**RECORDS PROVIDED:**
BEGIN
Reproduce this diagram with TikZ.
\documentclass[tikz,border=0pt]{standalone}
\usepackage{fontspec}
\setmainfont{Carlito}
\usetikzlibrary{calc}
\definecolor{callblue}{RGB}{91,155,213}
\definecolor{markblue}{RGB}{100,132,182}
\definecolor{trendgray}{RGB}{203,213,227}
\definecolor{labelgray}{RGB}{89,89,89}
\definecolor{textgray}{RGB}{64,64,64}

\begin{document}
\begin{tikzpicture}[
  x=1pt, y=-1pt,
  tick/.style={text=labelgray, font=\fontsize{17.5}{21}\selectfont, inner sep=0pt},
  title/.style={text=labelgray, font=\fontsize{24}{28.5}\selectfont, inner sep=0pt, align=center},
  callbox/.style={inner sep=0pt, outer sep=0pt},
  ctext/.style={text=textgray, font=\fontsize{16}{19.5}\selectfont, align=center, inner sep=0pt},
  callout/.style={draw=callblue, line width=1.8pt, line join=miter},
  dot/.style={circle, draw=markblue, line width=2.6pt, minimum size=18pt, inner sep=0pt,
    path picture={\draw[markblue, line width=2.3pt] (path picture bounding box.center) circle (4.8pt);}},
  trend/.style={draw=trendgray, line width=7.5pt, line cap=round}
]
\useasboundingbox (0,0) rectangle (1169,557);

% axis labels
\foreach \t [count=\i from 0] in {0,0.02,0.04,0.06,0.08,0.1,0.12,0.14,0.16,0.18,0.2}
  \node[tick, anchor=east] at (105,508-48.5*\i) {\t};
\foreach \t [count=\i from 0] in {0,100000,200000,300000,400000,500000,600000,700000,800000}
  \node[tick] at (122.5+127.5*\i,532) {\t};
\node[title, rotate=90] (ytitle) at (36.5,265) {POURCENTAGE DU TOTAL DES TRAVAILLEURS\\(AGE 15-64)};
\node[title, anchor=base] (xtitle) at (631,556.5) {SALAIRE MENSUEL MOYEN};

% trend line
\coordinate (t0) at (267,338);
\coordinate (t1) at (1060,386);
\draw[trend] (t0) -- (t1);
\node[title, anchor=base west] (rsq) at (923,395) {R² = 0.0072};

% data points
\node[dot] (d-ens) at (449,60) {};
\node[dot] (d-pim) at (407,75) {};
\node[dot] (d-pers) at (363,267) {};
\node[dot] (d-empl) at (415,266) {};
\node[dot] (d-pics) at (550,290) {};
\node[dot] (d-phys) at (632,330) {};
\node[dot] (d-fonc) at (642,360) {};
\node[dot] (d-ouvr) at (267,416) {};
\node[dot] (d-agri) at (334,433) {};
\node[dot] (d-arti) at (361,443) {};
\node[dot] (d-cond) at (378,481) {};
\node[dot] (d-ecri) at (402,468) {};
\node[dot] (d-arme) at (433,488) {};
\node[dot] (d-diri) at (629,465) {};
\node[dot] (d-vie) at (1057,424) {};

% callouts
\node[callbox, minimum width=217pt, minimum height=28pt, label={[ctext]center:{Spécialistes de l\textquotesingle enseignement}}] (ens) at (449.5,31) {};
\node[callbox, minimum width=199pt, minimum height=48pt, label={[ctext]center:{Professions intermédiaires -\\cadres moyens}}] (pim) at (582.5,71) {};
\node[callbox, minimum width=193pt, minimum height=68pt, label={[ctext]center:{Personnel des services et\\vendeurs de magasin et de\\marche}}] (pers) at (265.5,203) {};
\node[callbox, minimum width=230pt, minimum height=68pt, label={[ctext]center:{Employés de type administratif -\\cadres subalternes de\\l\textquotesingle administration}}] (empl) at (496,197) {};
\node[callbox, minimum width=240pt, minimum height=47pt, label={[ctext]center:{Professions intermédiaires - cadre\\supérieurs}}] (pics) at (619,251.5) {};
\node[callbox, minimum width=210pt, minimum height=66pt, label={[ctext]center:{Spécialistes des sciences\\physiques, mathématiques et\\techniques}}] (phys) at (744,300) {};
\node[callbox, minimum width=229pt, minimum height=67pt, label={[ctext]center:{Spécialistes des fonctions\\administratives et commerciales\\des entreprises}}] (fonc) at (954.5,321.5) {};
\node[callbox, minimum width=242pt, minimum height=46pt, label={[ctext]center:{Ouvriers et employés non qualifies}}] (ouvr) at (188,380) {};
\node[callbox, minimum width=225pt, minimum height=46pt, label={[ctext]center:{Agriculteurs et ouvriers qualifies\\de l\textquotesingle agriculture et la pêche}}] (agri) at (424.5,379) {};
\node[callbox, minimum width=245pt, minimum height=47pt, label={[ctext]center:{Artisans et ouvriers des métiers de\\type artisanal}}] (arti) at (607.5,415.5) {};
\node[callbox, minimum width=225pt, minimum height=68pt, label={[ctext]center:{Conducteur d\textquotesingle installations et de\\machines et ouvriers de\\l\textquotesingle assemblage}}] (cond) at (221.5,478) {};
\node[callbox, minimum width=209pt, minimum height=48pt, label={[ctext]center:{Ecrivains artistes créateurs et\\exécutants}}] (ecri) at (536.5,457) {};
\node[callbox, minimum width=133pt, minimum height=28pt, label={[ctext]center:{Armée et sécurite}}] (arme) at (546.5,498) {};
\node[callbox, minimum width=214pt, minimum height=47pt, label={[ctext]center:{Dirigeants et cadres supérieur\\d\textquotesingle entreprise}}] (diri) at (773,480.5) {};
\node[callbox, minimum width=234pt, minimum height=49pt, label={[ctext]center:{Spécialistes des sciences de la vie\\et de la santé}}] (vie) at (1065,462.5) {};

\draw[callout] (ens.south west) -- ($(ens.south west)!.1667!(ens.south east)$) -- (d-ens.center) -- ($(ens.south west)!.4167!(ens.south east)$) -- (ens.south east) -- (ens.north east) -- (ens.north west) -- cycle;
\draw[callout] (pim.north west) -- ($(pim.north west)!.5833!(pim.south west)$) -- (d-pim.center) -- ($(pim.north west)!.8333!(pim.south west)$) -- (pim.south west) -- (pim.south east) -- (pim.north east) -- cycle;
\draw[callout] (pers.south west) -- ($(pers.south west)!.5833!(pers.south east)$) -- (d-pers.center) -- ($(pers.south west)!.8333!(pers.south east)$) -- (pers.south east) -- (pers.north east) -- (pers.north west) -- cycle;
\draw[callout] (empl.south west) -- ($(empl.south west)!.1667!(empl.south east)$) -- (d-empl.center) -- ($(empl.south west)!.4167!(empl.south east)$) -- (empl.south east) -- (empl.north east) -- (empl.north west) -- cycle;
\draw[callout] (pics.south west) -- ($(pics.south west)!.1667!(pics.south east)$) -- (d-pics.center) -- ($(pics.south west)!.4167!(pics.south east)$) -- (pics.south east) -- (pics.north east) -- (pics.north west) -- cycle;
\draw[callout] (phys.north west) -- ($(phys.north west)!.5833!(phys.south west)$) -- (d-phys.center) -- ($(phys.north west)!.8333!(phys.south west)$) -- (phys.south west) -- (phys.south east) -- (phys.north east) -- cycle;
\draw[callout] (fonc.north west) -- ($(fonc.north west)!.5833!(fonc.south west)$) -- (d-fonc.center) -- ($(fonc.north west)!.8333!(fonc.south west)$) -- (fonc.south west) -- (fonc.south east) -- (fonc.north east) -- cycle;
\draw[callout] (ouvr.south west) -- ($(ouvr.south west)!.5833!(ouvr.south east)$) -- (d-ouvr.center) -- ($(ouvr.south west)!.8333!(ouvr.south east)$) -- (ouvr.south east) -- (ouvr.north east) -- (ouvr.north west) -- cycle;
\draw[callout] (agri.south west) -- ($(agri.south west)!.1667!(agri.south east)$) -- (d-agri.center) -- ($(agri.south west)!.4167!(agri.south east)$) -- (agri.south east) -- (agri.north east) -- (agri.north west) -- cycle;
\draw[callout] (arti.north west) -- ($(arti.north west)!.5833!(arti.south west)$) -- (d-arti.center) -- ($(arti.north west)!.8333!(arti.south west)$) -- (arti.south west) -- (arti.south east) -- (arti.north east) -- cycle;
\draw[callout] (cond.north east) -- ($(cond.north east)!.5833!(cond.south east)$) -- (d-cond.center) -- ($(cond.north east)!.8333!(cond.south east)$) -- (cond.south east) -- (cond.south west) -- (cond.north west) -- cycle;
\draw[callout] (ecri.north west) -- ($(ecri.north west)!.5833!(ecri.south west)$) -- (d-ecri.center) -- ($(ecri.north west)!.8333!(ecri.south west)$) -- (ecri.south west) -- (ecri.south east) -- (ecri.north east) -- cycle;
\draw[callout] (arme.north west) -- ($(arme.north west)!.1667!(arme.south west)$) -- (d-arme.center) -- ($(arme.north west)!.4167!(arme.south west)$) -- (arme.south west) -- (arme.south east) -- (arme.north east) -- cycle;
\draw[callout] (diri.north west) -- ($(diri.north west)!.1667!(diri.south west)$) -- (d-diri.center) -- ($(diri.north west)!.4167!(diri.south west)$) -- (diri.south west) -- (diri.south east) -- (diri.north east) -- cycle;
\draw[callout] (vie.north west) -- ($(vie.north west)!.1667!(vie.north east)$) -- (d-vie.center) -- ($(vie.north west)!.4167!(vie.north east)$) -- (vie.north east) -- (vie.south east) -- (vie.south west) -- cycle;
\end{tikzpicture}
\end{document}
END
BEGIN
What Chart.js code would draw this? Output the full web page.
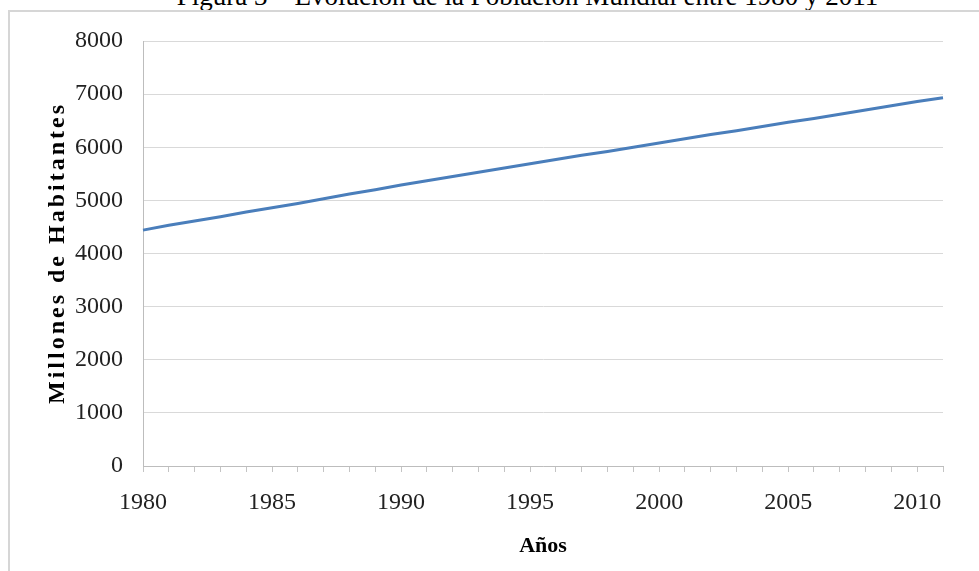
END
Return each line where "this" shows up.

**EXERCISE RESPONSE:**
Reproduce this diagram with TikZ.
What Chart.js code would draw this? Output the full web page.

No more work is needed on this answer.